How does it work for you when you try to cram your beliefs down someone elses throat? Does anyone remember the Crusades or the Inquisition?
By: Susan Gordon on October 26, 2008
at 10:24 AM
Margaret and Helen,
Just stumbled across your blog. Love it! How refreshing to hear your progressive views. My husband and I support Obama and pay attention to the issues. I was brought up Congregationalist and he’s a Jew. Our kids are a bit confused, but we teach them about being good people, first and foremost. We show them that two people – from completely different religious backgrounds – can find true love and peace together. I no longer can align myself with the Christian religion based on the intolerance of others that is often preached. I write a humor blog as well. Hope you’ll stop by and hopefully have a laugh.

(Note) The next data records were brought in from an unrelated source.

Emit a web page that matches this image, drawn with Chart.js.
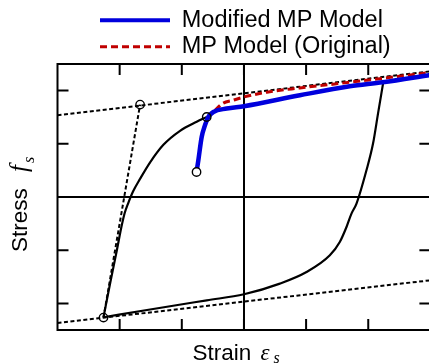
<!DOCTYPE html>
<html>
<head>
<meta charset="utf-8">
<script src="https://cdn.jsdelivr.net/npm/chart.js@4.4.1/dist/chart.umd.min.js"></script>
<style>
  html, body { margin: 0; padding: 0; background: #fff; overflow: hidden; }
  #wrap { width: 436px; height: 363px; }
</style>
</head>
<body>
<div id="wrap"><canvas id="chart" width="436" height="363"></canvas></div>
<script>
// Axis ranges and tick positions (no tick labels in the figure)
const X_MIN = -3, X_MAX = 3;
const Y_MIN = -2.5, Y_MAX = 2.5;
const X_TICKS = [-2, -1, 0, 1, 2];
const Y_TICKS = [-2, -1, 0, 1, 2];

const LEGEND_LABELS = ['Modified MP Model', 'MP Model (Original)'];

// Modified MP model (blue)
const modStrain = [-0.763, -0.734, -0.680, -0.627, -0.573, -0.493, -0.278, 0, 0.900, 1.703, 2.233, 3.0];
const modStress = [0.470, 0.690, 1.128, 1.348, 1.504, 1.598, 1.662, 1.705, 1.912, 2.081, 2.156, 2.293];

// Original MP model (red dashed)
const mpStrain = [-0.763, -0.734, -0.680, -0.573, -0.466, -0.337, -0.177, 0, 0.369, 0.900, 1.430, 1.976, 2.506, 3.0];
const mpStress = [0.470, 0.690, 1.128, 1.504, 1.630, 1.761, 1.818, 1.880, 1.970, 2.050, 2.120, 2.195, 2.270, 2.340];

// Black solid branches
const reloadStrain = [-2.260, -2.153, -2.045, -1.976, -1.920, -1.863, -1.783, -1.671, -1.510, -1.296, -1.028, -0.760, -0.599];
const reloadStress = [-2.261, -1.622, -1.002, -0.588, -0.306, -0.118, 0.107, 0.342, 0.652, 0.981, 1.244, 1.414, 1.504];
const unloadStrain = [-2.260, -1.510, -0.599, 0, 0.578, 1.007, 1.382, 1.542, 1.650, 1.730, 1.811, 1.971, 2.077, 2.157, 2.238];
const unloadStress = [-2.261, -2.115, -1.942, -1.829, -1.628, -1.410, -1.096, -0.846, -0.564, -0.312, -0.124, 0.502, 1.004, 1.568, 2.132];

// Bilinear envelope (black dashed)
const upperStrain = [-3, 3];
const upperStress = [1.536, 2.363];
const lowerStrain = [-3, 3];
const lowerStress = [-2.368, -1.566];
const elasticStrain = [-2.260, -1.671];
const elasticStress = [-2.267, 1.737];

// Open circles
const markStrain = [-1.671, -2.260, -0.599, -0.763];
const markStress = [1.737, -2.267, 1.504, 0.470];

function pts(xs, ys) {
    return xs.map((x, i) => ({ x: x, y: ys[i] }));
}

const dashedEnvelope = (xs, ys) => ({
    data: pts(xs, ys),
    showLine: true,
    borderColor: '#000',
    borderWidth: 2,
    borderDash: [4, 2.5],
    pointRadius: 0,
    order: 3
});

const solidBranch = (xs, ys) => ({
    data: pts(xs, ys),
    showLine: true,
    borderColor: '#000',
    borderWidth: 2.2,
    cubicInterpolationMode: 'monotone',
    pointRadius: 0,
    order: 4
});

// Frame, inward ticks and axis titles
const axisDecor = {
    id: 'axisDecor',
    afterLayout(chart) {
        // legend sits over the plot, not centred on the canvas
        chart.legend.left = 97;
        chart.legend.top = 5.5;
    },
    afterDraw(chart) {
        const { ctx, chartArea: a, scales: { x, y } } = chart;
        ctx.save();
        ctx.strokeStyle = '#000';
        ctx.lineWidth = 2;
        ctx.strokeRect(a.left, a.top, a.right - a.left, a.bottom - a.top);

        ctx.beginPath();
        X_TICKS.forEach(v => {
            const px = x.getPixelForValue(v);
            ctx.moveTo(px, a.top); ctx.lineTo(px, a.top + 11);
            ctx.moveTo(px, a.bottom); ctx.lineTo(px, a.bottom - 11);
        });
        Y_TICKS.forEach(v => {
            const py = y.getPixelForValue(v);
            ctx.moveTo(a.left, py); ctx.lineTo(a.left + 11, py);
            ctx.moveTo(a.right, py); ctx.lineTo(a.right - 11, py);
        });
        ctx.stroke();

        ctx.fillStyle = '#000';
        ctx.textBaseline = 'alphabetic';
        ctx.textAlign = 'left';

        // x title: Strain  εs
        const sx = x.getPixelForValue(0) - 51.5;
        const sy = a.bottom + 30;
        ctx.font = '22.5px "Liberation Sans", Arial, sans-serif';
        ctx.fillText('Strain', sx, sy);
        ctx.font = 'italic 23px "Liberation Serif", "Times New Roman", serif';
        ctx.fillText('\u03b5', sx + 68, sy);
        ctx.font = 'italic 16px "Liberation Serif", "Times New Roman", serif';
        ctx.fillText('s', sx + 81, sy + 3);

        // y title: Stress  fs
        ctx.translate(27.3, y.getPixelForValue(0) + 55);
        ctx.rotate(-Math.PI / 2);
        ctx.font = '22.5px "Liberation Sans", Arial, sans-serif';
        ctx.fillText('Stress', 0, 0);
        ctx.font = 'italic 25px "Liberation Serif", "Times New Roman", serif';
        ctx.fillText('f', 80, 0);
        ctx.font = 'italic 16px "Liberation Serif", "Times New Roman", serif';
        ctx.fillText('s', 89, 7);
        ctx.restore();
    }
};

Chart.defaults.font.family = '"Liberation Sans", Arial, sans-serif';
Chart.defaults.color = '#000';

new Chart(document.getElementById('chart'), {
    type: 'scatter',
    data: {
        datasets: [
            {
                label: LEGEND_LABELS[0],
                data: pts(modStrain, modStress),
                showLine: true,
                borderColor: '#0000dd',
                borderWidth: 4.5,
                cubicInterpolationMode: 'monotone',
                pointRadius: 0,
                order: 1
            },
            {
                label: LEGEND_LABELS[1],
                data: pts(mpStrain, mpStress),
                showLine: true,
                borderColor: '#c00000',
                borderWidth: 3,
                borderDash: [7, 4],
                cubicInterpolationMode: 'monotone',
                pointRadius: 0,
                order: 2
            },
            dashedEnvelope(upperStrain, upperStress),
            dashedEnvelope(lowerStrain, lowerStress),
            dashedEnvelope(elasticStrain, elasticStress),
            solidBranch(reloadStrain, reloadStress),
            solidBranch(unloadStrain, unloadStress),
            {
                data: pts(markStrain, markStress),
                showLine: false,
                pointRadius: 4.2,
                pointBorderWidth: 1.4,
                pointBorderColor: '#000',
                pointBackgroundColor: ['rgba(0,0,0,0)', 'rgba(0,0,0,0)', 'rgba(0,0,0,0)', '#fff'],
                order: 0
            }
        ]
    },
    options: {
        responsive: false,
        animation: false,
        events: [],
        layout: { padding: { top: 1, right: 5, bottom: 0, left: 0 } },
        plugins: {
            tooltip: { enabled: false },
            legend: {
                position: 'top',
                align: 'start',
                labels: {
                    usePointStyle: true,
                    pointStyle: 'line',
                    pointStyleWidth: 70,
                    boxWidth: 70,
                    padding: 3,
                    color: '#000',
                    font: { size: 23.5 },
                    generateLabels: chart => chart.data.datasets.slice(0, 2).map((ds, i) => ({
                        text: ds.label,
                        strokeStyle: ds.borderColor,
                        fillStyle: ds.borderColor,
                        lineWidth: i === 0 ? 4 : 3,
                        lineDash: ds.borderDash || [],
                        pointStyle: 'line',
                        hidden: false,
                        datasetIndex: i
                    }))
                }
            }
        },
        scales: {
            x: {
                type: 'linear',
                min: X_MIN,
                max: X_MAX,
                afterBuildTicks: s => { s.ticks = X_TICKS.map(v => ({ value: v })); },
                afterFit: s => { s.height = 33; },
                ticks: { display: false },
                border: { display: false },
                grid: {
                    drawTicks: false,
                    lineWidth: 2,
                    color: c => (c.tick && c.tick.value === 0 ? '#000' : 'rgba(0,0,0,0)')
                }
            },
            y: {
                type: 'linear',
                min: Y_MIN,
                max: Y_MAX,
                afterBuildTicks: s => { s.ticks = Y_TICKS.map(v => ({ value: v })); },
                afterFit: s => { s.width = 57.5; },
                ticks: { display: false },
                border: { display: false },
                grid: {
                    drawTicks: false,
                    lineWidth: 2,
                    color: c => (c.tick && c.tick.value === 0 ? '#000' : 'rgba(0,0,0,0)')
                }
            }
        }
    },
    plugins: [axisDecor]
});
</script>
</body>
</html>
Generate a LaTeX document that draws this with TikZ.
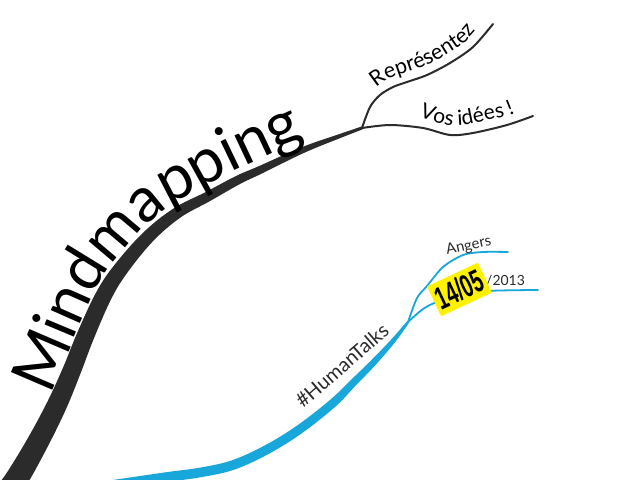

By: Lisa Christiano Rose on October 25, 2008
at 11:02 PM
Oh, no Helen! Now I am hooked on your blog. It is so good that I wonder why we can’t get someone like you advising the president. Bet we would not be in this mess. They keep pointing out why we need Palin because she will get corruption out of Washington and stuff like that. Well, we need a woman who thinks, a woman who sees all sides of the issue, a woman with common sense, a woman who can write in full sentences. I could go on and on. Palin would have to live to be 500 to be half the woman you are!
By: Jeanne Rhea on October 24, 2008
at 6:32 PM
Hi Helen – Good points, as always. “Palin has …. argued that students should be taught creationism in public schools.”
And people wonder why we are not producing enough scientists …
By: emilypotter on October 24, 2008
at 2:06 AM
If you’re adopting people I’ll take you as my Mother………..love your blogs
By: blgmama on October 23, 2008
at 6:18 PM
You’re cracking me up. Keep up the great work – I will happily be linking to you from my blog
By: blabby on October 22, 2008
at 11:21 PM
Great posts! personally I think some good old-fashioned socialism — like the public school and library systems, and FDR’s New Deal — are just what we need right now.